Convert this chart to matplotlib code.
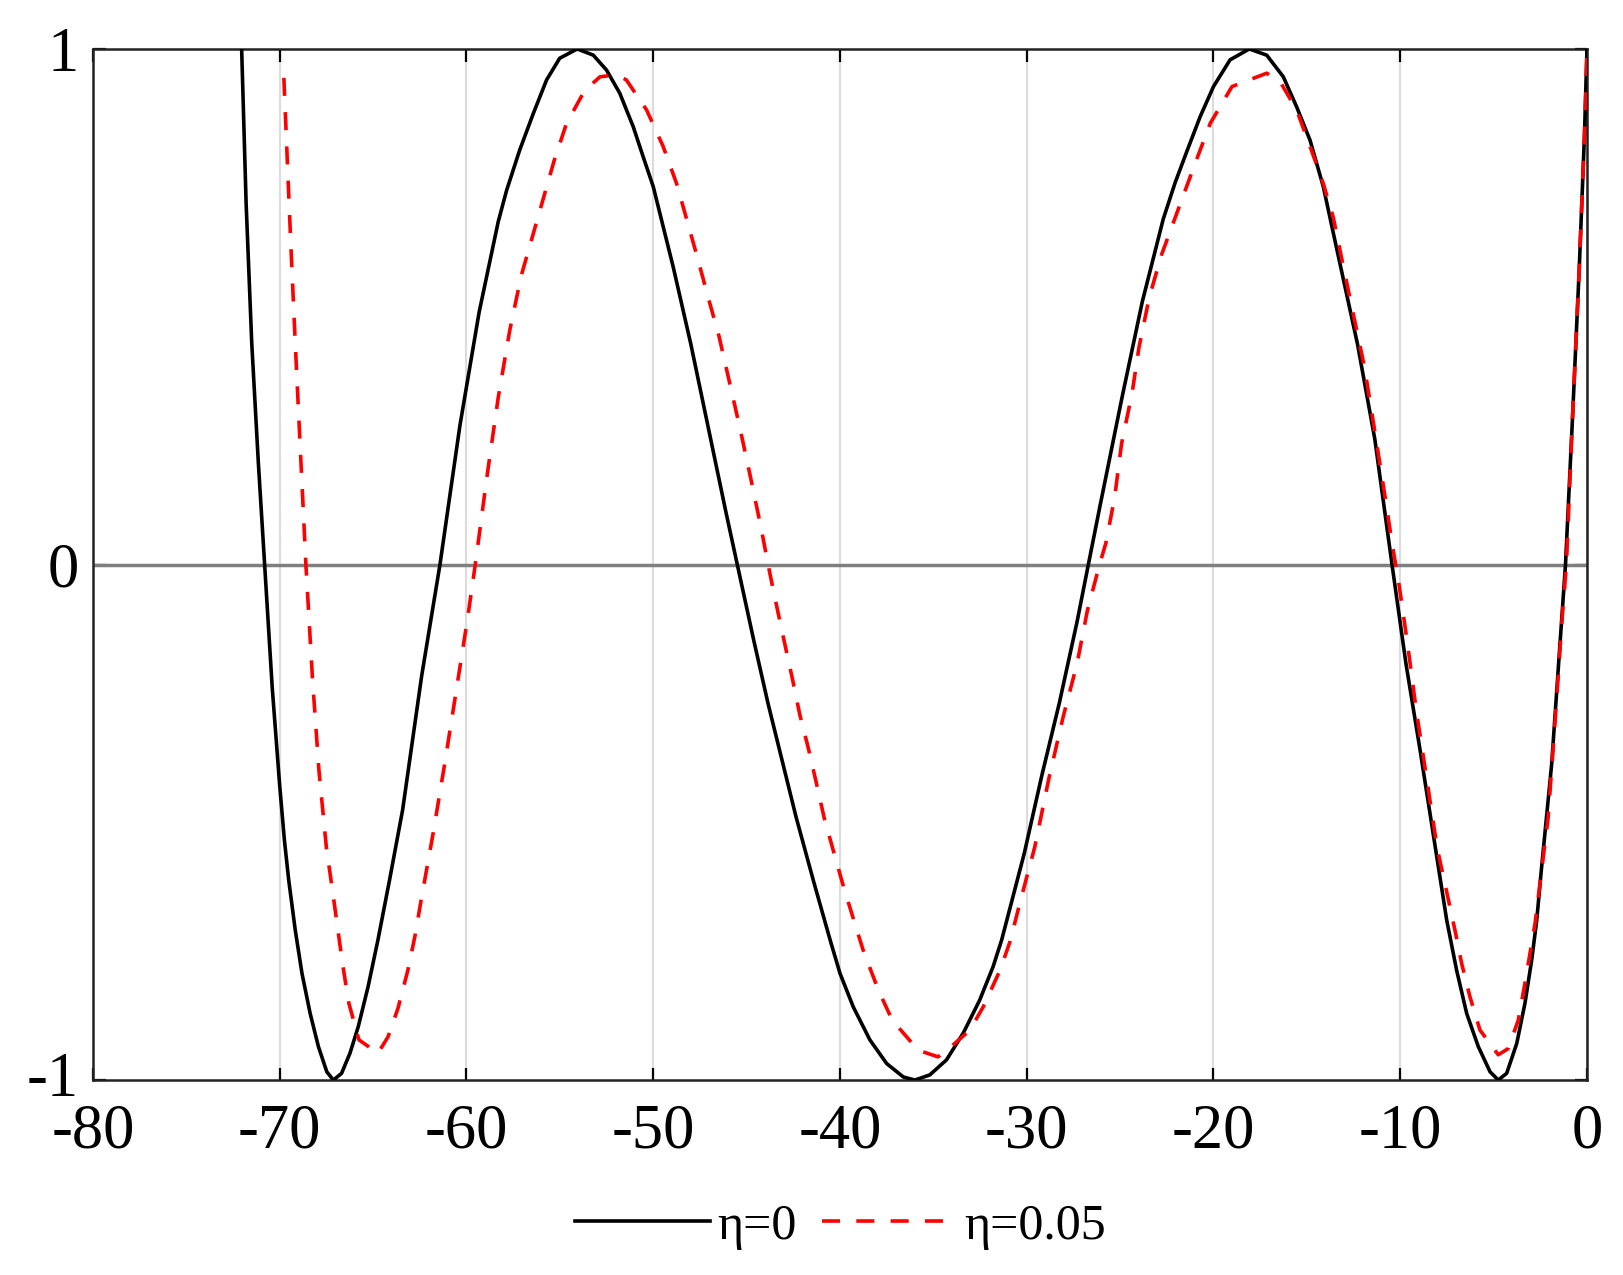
import numpy as np
import matplotlib.pyplot as plt
from matplotlib.transforms import ScaledTranslation

# values
x_eta0 = [-72.04, -71.8, -71.5, -71.15, -70.81, -70.4, -70.0, -69.75, -69.52, -69.17,
          -68.81, -68.37, -67.93, -67.48, -67.13, -66.69, -66.24, -65.8, -65.27, -64.74,
          -64.12, -63.42, -62.4, -61.42, -60.35, -59.32, -58.3, -57.85, -57.15, -56.42,
          -55.71, -55.01, -54.07, -53.21, -52.5, -51.79, -51.07, -50.54, -50.0, -48.93,
          -47.99, -47.05, -46.11, -45.5, -44.6, -43.85, -43.1, -42.35, -41.41, -40.53,
          -40.0, -39.29, -38.4, -37.5, -36.61, -35.99, -35.19, -34.3, -33.4, -32.52,
          -31.8, -31.34, -30.13, -29.19, -28.25, -27.31, -26.7, -26.04, -24.92, -23.81,
          -22.69, -22.06, -21.44, -20.71, -20.0, -19.11, -18.08, -17.15, -16.26, -15.55,
          -14.83, -14.12, -13.41, -12.29, -11.36, -10.44, -9.69, -8.95, -7.51, -6.98,
          -6.44, -5.82, -5.19, -4.75, -4.3, -3.76, -3.32, -2.96, -2.69, -2.45,
          -1.89, -1.52, -1.15, -0.78, -0.41, -0.13, 0.0]
y_eta0 = [1.0, 0.7, 0.43, 0.2, 0.0, -0.24, -0.43, -0.535, -0.612, -0.709,
          -0.793, -0.871, -0.935, -0.984, -1.0, -0.987, -0.948, -0.897, -0.819, -0.728,
          -0.612, -0.476, -0.216, 0.0, 0.27, 0.49, 0.665, 0.726, 0.804, 0.875,
          0.94, 0.982, 1.0, 0.988, 0.959, 0.914, 0.849, 0.791, 0.733, 0.577,
          0.428, 0.265, 0.102, 0.0, -0.15, -0.27, -0.38, -0.49, -0.615, -0.728,
          -0.793, -0.858, -0.922, -0.968, -0.994, -1.0, -0.99, -0.961, -0.909, -0.845,
          -0.78, -0.728, -0.56, -0.409, -0.268, -0.112, 0.0, 0.12, 0.32, 0.51,
          0.67, 0.74, 0.8, 0.869, 0.927, 0.979, 1.0, 0.988, 0.946, 0.888,
          0.823, 0.733, 0.614, 0.428, 0.243, 0.0, -0.193, -0.357, -0.69, -0.787,
          -0.871, -0.935, -0.984, -1.0, -0.987, -0.929, -0.851, -0.767, -0.69, -0.595,
          -0.387, -0.193, 0.0, 0.28, 0.577, 0.837, 1.0]

x_eta005 = [-69.78, -69.58, -69.37, -69.17, -68.96, -68.6, -68.25, -67.9, -67.5, -67.13,
            -66.86, -66.6, -66.3, -65.76, -64.74, -64.2, -63.67, -63.14, -62.75, -62.43,
            -61.78, -61.17, -60.55, -59.94, -59.53, -58.91, -58.3, -57.68, -57.07, -55.31,
            -54.64, -53.66, -52.85, -51.96, -51.44, -50.36, -49.47, -48.75, -48.18, -47.61,
            -47.05, -46.48, -45.92, -45.36, -44.79, -44.23, -43.85, -43.57, -43.1, -42.54,
            -42.16, -41.69, -41.22, -40.85, -40.28, -39.81, -39.25, -38.76, -37.95, -37.2,
            -36.41, -35.82, -34.75, -33.95, -33.04, -32.33, -31.43, -30.9, -30.32, -29.57,
            -28.82, -28.06, -27.31, -26.75, -26.1, -25.76, -25.29, -24.92, -24.36, -23.99,
            -23.44, -22.79, -21.44, -20.91, -20.17, -19.01, -17.15, -16.44, -15.55, -14.83,
            -14.12, -13.59, -13.04, -12.48, -11.92, -11.36, -10.81, -10.44, -10.06, -9.6,
            -9.14, -8.58, -8.02, -7.07, -6.71, -6.27, -5.73, -4.75, -4.22, -3.68,
            -3.32, -3.05, -2.78, -2.08, -1.71, -1.33, -1.1, -0.78, -0.41, -0.13,
            0.0]
y_eta005 = [0.944, 0.77, 0.59, 0.43, 0.27, 0.0, -0.22, -0.4, -0.55, -0.644,
            -0.716, -0.783, -0.851, -0.922, -0.948, -0.916, -0.861, -0.787, -0.719, -0.651,
            -0.52, -0.387, -0.245, -0.104, 0.0, 0.169, 0.324, 0.455, 0.56, 0.783,
            0.856, 0.92, 0.946, 0.95, 0.94, 0.882, 0.811, 0.739, 0.666, 0.592,
            0.517, 0.443, 0.354, 0.265, 0.169, 0.072, 0.0, -0.05, -0.13, -0.223,
            -0.29, -0.357, -0.431, -0.491, -0.565, -0.625, -0.691, -0.748, -0.825, -0.884,
            -0.917, -0.942, -0.955, -0.932, -0.903, -0.858, -0.787, -0.732, -0.65, -0.548,
            -0.416, -0.297, -0.193, -0.089, 0.0, 0.042, 0.131, 0.235, 0.332, 0.421,
            0.518, 0.6, 0.733, 0.785, 0.856, 0.927, 0.953, 0.937, 0.882, 0.811,
            0.739, 0.674, 0.577, 0.48, 0.384, 0.258, 0.131, 0.042, -0.04, -0.156,
            -0.283, -0.416, -0.55, -0.709, -0.774, -0.838, -0.903, -0.951, -0.939, -0.884,
            -0.812, -0.754, -0.696, -0.491, -0.305, -0.104, 0.0, 0.28, 0.577, 0.837,
            0.99]

labels = ['η=0', 'η=0.05']
x_ticks = [-80, -70, -60, -50, -40, -30, -20, -10, 0]
y_ticks = [-1, 0, 1]

plt.rcParams['font.family'] = ['Liberation Serif', 'DejaVu Serif']

fig = plt.figure(figsize=(16.23, 12.75), dpi=100)
ax = fig.add_axes([0.0573, 0.1529, 0.9205, 0.8087])

ax.plot(x_eta0, y_eta0, color='black', lw=2.6, label=labels[0], zorder=3)
ax.plot(x_eta005, y_eta005, color='red', lw=2.6, ls=(0, (5, 4.5)), label=labels[1], zorder=4)
ax.axhline(0, color='#7f7f7f', lw=2.5, zorder=2)

ax.set_xlim(-80, 0)
ax.set_ylim(-1, 1)
ax.set_xticks(x_ticks)
ax.set_yticks(y_ticks)
ax.set_xticklabels([str(v) for v in x_ticks])
ax.set_yticklabels([str(v) for v in y_ticks])
ax.grid(axis='x', color='#dcdcdc', lw=1.5, zorder=1)
ax.tick_params(direction='in', length=9, width=1.6, labelsize=45, top=True, right=True)
ax.tick_params(axis='x', pad=17)
ax.tick_params(axis='y', pad=10)
for s in ax.spines.values():
    s.set_linewidth(1.8)
    s.set_color('#222222')

# lift the "-1" label a little so it clears "-80"
lab = ax.yaxis.get_major_ticks()[0].label1
lab.set_transform(lab.get_transform() + ScaledTranslation(0, 4 / 72, fig.dpi_scale_trans))

fig.legend(loc='center', bbox_to_anchor=(0.518, 0.038), ncol=2, frameon=False,
           fontsize=36, handlelength=2.7, handletextpad=0.15, columnspacing=0.5)

fig.savefig('out.png', dpi=100)
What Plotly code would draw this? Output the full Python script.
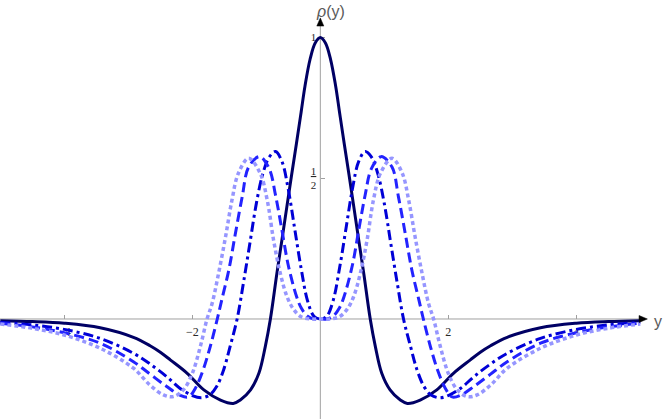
import numpy as np
import plotly.graph_objects as go

# valores (mitad y >= 0, la curva es simetrica)
y_solid = [0, 0.08, 0.16, 0.24, 0.3, 0.365, 0.45, 0.6, 0.68, 0.78, 0.86, 0.96, 1.09, 1.25, 1.36,
           1.56, 1.82, 2.08, 2.34, 2.5, 2.66, 2.92, 3.44, 4.0, 4.5, 5.0]
rho_solid = [1.0, 0.981, 0.923, 0.827, 0.735, 0.636, 0.51, 0.281, 0.16, 0.0, -0.098, -0.193, -0.252, -0.288, -0.30,
             -0.288, -0.252, -0.193, -0.146, -0.118, -0.095, -0.065, -0.031, -0.015, -0.009, -0.006]

y_dashdot = [0, 0.1, 0.2, 0.3, 0.4, 0.5, 0.6, 0.7, 0.8, 0.9, 1.0, 1.1, 1.2, 1.3,
             1.41, 1.51, 1.62, 1.73, 1.86, 2.0, 2.2, 2.4, 2.66, 2.92, 3.44, 4.0, 4.5, 5.0]
rho_dashdot = [0, 0.01, 0.065, 0.18, 0.32, 0.46, 0.56, 0.595, 0.575, 0.515, 0.41, 0.27, 0.13, 0.0,
               -0.098, -0.18, -0.24, -0.27, -0.28, -0.272, -0.245, -0.205, -0.16, -0.122, -0.069, -0.037, -0.021, -0.012]

y_dashed = [0, 0.1, 0.2, 0.3, 0.37, 0.5, 0.6, 0.7, 0.8, 0.95, 1.12, 1.22, 1.33, 1.43, 1.54, 1.61,
            1.72, 1.83, 1.95, 2.06, 2.2, 2.4, 2.66, 2.92, 3.44, 4.0, 4.5, 5.0]
rho_dashed = [0, 0.0, 0.01, 0.04, 0.079, 0.19, 0.316, 0.44, 0.535, 0.577, 0.54, 0.435, 0.30, 0.174, 0.068, 0.0,
              -0.098, -0.18, -0.245, -0.277, -0.27, -0.24, -0.196, -0.152, -0.086, -0.049, -0.028, -0.015]

y_dotted = [0, 0.15, 0.3, 0.42, 0.52, 0.625, 0.73, 0.83, 0.94, 1.12, 1.28, 1.38, 1.48, 1.59, 1.69, 1.77,
            1.875, 2.0, 2.14, 2.3, 2.45, 2.66, 2.92, 3.44, 4.0, 4.5, 5.0]
rho_dotted = [0, 0.0, 0.008, 0.035, 0.079, 0.162, 0.28, 0.423, 0.518, 0.571, 0.518, 0.423, 0.293, 0.162, 0.056, 0.0,
              -0.098, -0.193, -0.252, -0.276, -0.27, -0.235, -0.175, -0.104, -0.057, -0.033, -0.018]

x_ticks = [-4, -2, 2, 4]
x_ticktext = ["\u22124", "\u22122", "2", "4"]
y_ticks = [0.5, 1]
y_ticktext = ["<u>1</u><br>2", "1"]


def espejo(x, r):
    x = np.asarray(x, dtype=float)
    r = np.asarray(r, dtype=float)
    return np.concatenate([-x[:0:-1], x]), np.concatenate([r[:0:-1], r])


curvas = [
    (y_solid, rho_solid, "rgb(0,0,100)", "solid", 3),
    (y_dashdot, rho_dashdot, "rgb(0,0,215)", "10px,4px,3px,4px", 3),
    (y_dashed, rho_dashed, "rgb(35,35,255)", "10px,5px", 3),
    (y_dotted, rho_dotted, "rgb(150,150,255)", "4px,3px", 3.5),
]

fig = go.Figure()
for xs, rs, color, dash, w in curvas:
    xx, rr = espejo(xs, rs)
    fig.add_trace(go.Scatter(x=xx, y=rr, mode="lines",
                             line=dict(color=color, width=w, dash=dash, shape="spline", smoothing=1.0),
                             hoverinfo="skip"))

x_rng = [-5.005, 5.37]
y_rng = [-0.3554, 1.1336]
axis_gray = "rgb(160,160,160)"

# ejes que se cruzan en el origen
fig.add_shape(type="line", x0=x_rng[0], x1=5.02, y0=0, y1=0, xref="x", yref="y",
              line=dict(color=axis_gray, width=1), layer="below")
fig.add_shape(type="line", x0=0, x1=0, y0=y_rng[0], y1=1.05, xref="x", yref="y",
              line=dict(color=axis_gray, width=1), layer="below")
# puntas de flecha
fig.add_shape(type="path", path="M 5.11 0 L 4.98 0.0125 L 4.98 -0.0125 Z", xref="x", yref="y",
              fillcolor="black", line=dict(color="black", width=0.5), layer="above")
fig.add_shape(type="path", path="M 0 1.07 L 0.055 1.041 L -0.055 1.041 Z", xref="x", yref="y",
              fillcolor="black", line=dict(color="black", width=0.5), layer="above")

fig.add_annotation(x=0.16, y=1.094, text="<i>\u03c1</i>(y)", showarrow=False,
                   font=dict(family="Liberation Sans", size=16, color="rgb(90,90,90)"))
fig.add_annotation(x=5.28, y=-0.01, text="y", showarrow=False,
                   font=dict(family="Liberation Sans", size=16, color="rgb(90,90,90)"))

fig.update_layout(
    width=664,
    height=419,
    margin=dict(l=0, r=0, t=0, b=0),
    paper_bgcolor="white",
    plot_bgcolor="white",
    showlegend=False,
    xaxis=dict(range=x_rng, anchor="free", position=0.3554 / (y_rng[1] - y_rng[0]),
               showgrid=False, zeroline=False, showline=False,
               tickvals=x_ticks, ticktext=x_ticktext, ticks="inside", ticklen=4,
               tickcolor=axis_gray, layer="below traces", ticklabelstandoff=4,
               tickfont=dict(family="Liberation Serif", size=12, color="rgb(40,40,40)")),
    yaxis=dict(range=y_rng, anchor="free", position=5.005 / (x_rng[1] - x_rng[0]),
               showgrid=False, zeroline=False, showline=False,
               tickvals=y_ticks, ticktext=y_ticktext, ticks="inside", ticklen=4,
               tickcolor=axis_gray, layer="below traces", ticklabelstandoff=4,
               tickfont=dict(family="Liberation Serif", size=11, color="rgb(40,40,40)")),
)

# sin margen del body para que la figura empiece en la esquina
fig.write_html("out.html", config={"displayModeBar": False},
               post_script="document.body.style.margin='0';")
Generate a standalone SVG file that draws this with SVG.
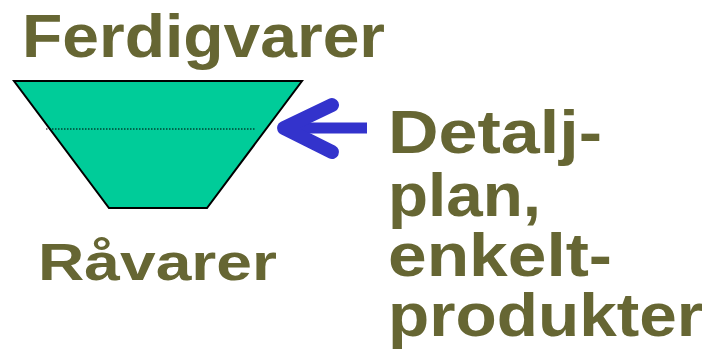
<svg xmlns="http://www.w3.org/2000/svg" width="710" height="352" viewBox="0 0 710 352">
  <style>
    .lbl { font-family: "Liberation Sans", Arial, sans-serif; font-weight: bold; fill: #666633; }
    .big { font-size: 62px; }
    .mid { font-size: 52px; }
  </style>
  <rect width="710" height="352" fill="#ffffff"/>

  <g id="funnel">
    <polygon points="14,81 302,81 207,208 109,208" fill="#00CC99" stroke="#000000" stroke-width="2" stroke-linejoin="miter"/>
    <line x1="46" y1="129" x2="256" y2="129" stroke="#000000" stroke-width="1.2" stroke-dasharray="1.5,1.5"/>
  </g>

  <g id="label-top">
    <text class="lbl big" x="22" y="57" textLength="363" lengthAdjust="spacingAndGlyphs">Ferdigvarer</text>
  </g>

  <g id="label-bottom">
    <text class="lbl mid" x="38" y="280" textLength="239" lengthAdjust="spacingAndGlyphs">Råvarer</text>
  </g>

  <g id="label-right">
    <text class="lbl big" x="388" y="153" textLength="214" lengthAdjust="spacingAndGlyphs">Detalj-</text>
    <text class="lbl big" x="388" y="216" textLength="153" lengthAdjust="spacingAndGlyphs">plan,</text>
    <text class="lbl big" x="388" y="276" textLength="224" lengthAdjust="spacingAndGlyphs">enkelt-</text>
    <text class="lbl big" x="388" y="336" textLength="315" lengthAdjust="spacingAndGlyphs">produkter</text>
  </g>

  <g id="connectors">
    <g stroke="#3333CC" fill="none" stroke-linecap="round" stroke-linejoin="round">
      <line x1="284" y1="128" x2="367" y2="128" stroke-width="11" stroke-linecap="butt"/>
      <polyline points="332,105 284,128 332,152" stroke-width="14"/>
    </g>
  </g>
</svg>
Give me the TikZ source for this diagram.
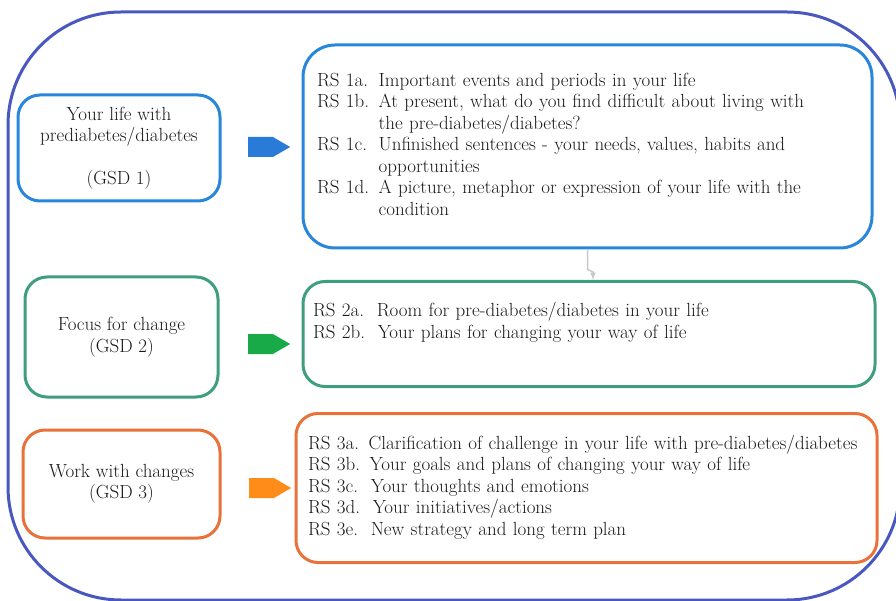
\documentclass[tikz,border=0pt]{standalone}
\usetikzlibrary{arrows,shapes.symbols}
\definecolor{framecol}{RGB}{72,88,190}
\definecolor{gsdblue}{RGB}{40,134,220}
\definecolor{gsdgreen}{RGB}{64,158,128}
\definecolor{gsdorange}{RGB}{232,114,58}
\definecolor{arrblue}{RGB}{42,122,216}
\definecolor{arrgreen}{RGB}{24,170,72}
\definecolor{arrorange}{RGB}{255,140,24}
\definecolor{linkgrey}{RGB}{200,200,200}
\definecolor{textcol}{RGB}{25,25,25}
\newcommand{\boxfont}{\rmfamily\fontsize{19}{21.5}\selectfont}
\tikzset{
  {frame line/.style} ={draw=framecol,line width=3pt,rounded corners=113pt},
  {gsd box/.style} ={rectangle,draw=#1,line width=3pt,rounded corners=22pt,
                     align=center,text=textcol,font=\boxfont,inner sep=0},
  {rs box/.style} ={rectangle,draw=#1,line width=3pt,rounded corners=22pt,
                    align=left,text=textcol,font=\boxfont,inner ysep=0},
  {block arrow/.style} ={signal,signal to=east,signal pointer angle=60,
                         fill=#1,draw=none,minimum width=42pt,
                         minimum height=20pt,inner sep=0,anchor=west},
  {link/.style} ={draw=linkgrey,line width=1.5pt},
  >=latex,
}

\begin{document}
\begin{tikzpicture}[x=1pt,y=-1pt]
    \useasboundingbox (0,0) rectangle (896,601);
    \draw[frame line] (8,12) rectangle (900,600);

    \node[gsd box=gsdblue,minimum width=202pt,minimum height=106pt]
      (gsd1) at (119,148) {Your life with\\prediabetes/diabetes\\[21.5pt](GSD 1)};
    \node[gsd box=gsdgreen,minimum width=193pt,minimum height=120pt]
      (gsd2) at (121.5,337) {Focus for change\\(GSD 2)};
    \node[gsd box=gsdorange,minimum width=197pt,minimum height=108pt]
      (gsd3) at (121.5,484) {Work with changes\\(GSD 3)};

    \node[block arrow=arrblue] (arr1) at (248,147) {};
    \node[block arrow=arrgreen] (arr2) at (248,344) {};
    \node[block arrow=arrorange] (arr3) at (249,488) {};

    \node[rs box=gsdblue,rounded corners=32pt,inner xsep=14pt,text width=541pt,
      minimum height=203pt] (rs1) at (587.5,146.5) {%
      \begin{tabular}{@{}l@{ }l@{}}
        RS 1a. & Important events and periods in your life\\
        RS 1b. & At present, what do you find difficult about living with\\
               & the pre-diabetes/diabetes?\\
        RS 1c. & Unfinished sentences - your needs, values, habits and\\
               & opportunities\\
        RS 1d. & A picture, metaphor or expression of your life with the\\
               & condition
      \end{tabular}};
    \node[rs box=gsdgreen,inner xsep=10pt,text width=552pt,
      minimum height=105pt] (rs2) at (589,334) {%
      \begin{tabular}{@{}l@{}}
        RS 2a.\ \ Room for pre-diabetes/diabetes in your life\\
        RS 2b.\ \ Your plans for changing your way of life\\
        \mbox{}
      \end{tabular}};
    \node[rs box=gsdorange,inner xsep=12pt,text width=557pt,
      minimum height=149pt] (rs3) at (586.5,488) {%
      \begin{tabular}{@{}l@{}}
        RS 3a. Clarification of challenge in your life with pre-diabetes/diabetes\\
        RS 3b. Your goals and plans of changing your way of life\\
        RS 3c.\ \ Your thoughts and emotions\\
        RS 3d.\ \ Your initiatives/actions\\
        RS 3e.\ \ New strategy and long term plan
      \end{tabular}};

    \draw[link,->] (rs1.south) -- ++(0,20)
      -- ([xshift=4pt,yshift=8pt]rs2.north) -- ([xshift=4pt]rs2.north);
\end{tikzpicture}
\end{document}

• [DESCRIPTION OF THE TASK]: All lines above from the one containing "What Plotly code" through the one containing "-0.049, -0.028, -0.015]" are to be quoted exactly, and only those; pictures are left out.

• [RESULT OF THE EXERCISE]:
What Plotly code would draw this? Output the full Python script.
import numpy as np
import plotly.graph_objects as go

# valores (mitad y >= 0, la curva es simetrica)
y_solid = [0, 0.08, 0.16, 0.24, 0.3, 0.365, 0.45, 0.6, 0.68, 0.78, 0.86, 0.96, 1.09, 1.25, 1.36,
           1.56, 1.82, 2.08, 2.34, 2.5, 2.66, 2.92, 3.44, 4.0, 4.5, 5.0]
rho_solid = [1.0, 0.981, 0.923, 0.827, 0.735, 0.636, 0.51, 0.281, 0.16, 0.0, -0.098, -0.193, -0.252, -0.288, -0.30,
             -0.288, -0.252, -0.193, -0.146, -0.118, -0.095, -0.065, -0.031, -0.015, -0.009, -0.006]

y_dashdot = [0, 0.1, 0.2, 0.3, 0.4, 0.5, 0.6, 0.7, 0.8, 0.9, 1.0, 1.1, 1.2, 1.3,
             1.41, 1.51, 1.62, 1.73, 1.86, 2.0, 2.2, 2.4, 2.66, 2.92, 3.44, 4.0, 4.5, 5.0]
rho_dashdot = [0, 0.01, 0.065, 0.18, 0.32, 0.46, 0.56, 0.595, 0.575, 0.515, 0.41, 0.27, 0.13, 0.0,
               -0.098, -0.18, -0.24, -0.27, -0.28, -0.272, -0.245, -0.205, -0.16, -0.122, -0.069, -0.037, -0.021, -0.012]

y_dashed = [0, 0.1, 0.2, 0.3, 0.37, 0.5, 0.6, 0.7, 0.8, 0.95, 1.12, 1.22, 1.33, 1.43, 1.54, 1.61,
            1.72, 1.83, 1.95, 2.06, 2.2, 2.4, 2.66, 2.92, 3.44, 4.0, 4.5, 5.0]
rho_dashed = [0, 0.0, 0.01, 0.04, 0.079, 0.19, 0.316, 0.44, 0.535, 0.577, 0.54, 0.435, 0.30, 0.174, 0.068, 0.0,
              -0.098, -0.18, -0.245, -0.277, -0.27, -0.24, -0.196, -0.152, -0.086, -0.049, -0.028, -0.015]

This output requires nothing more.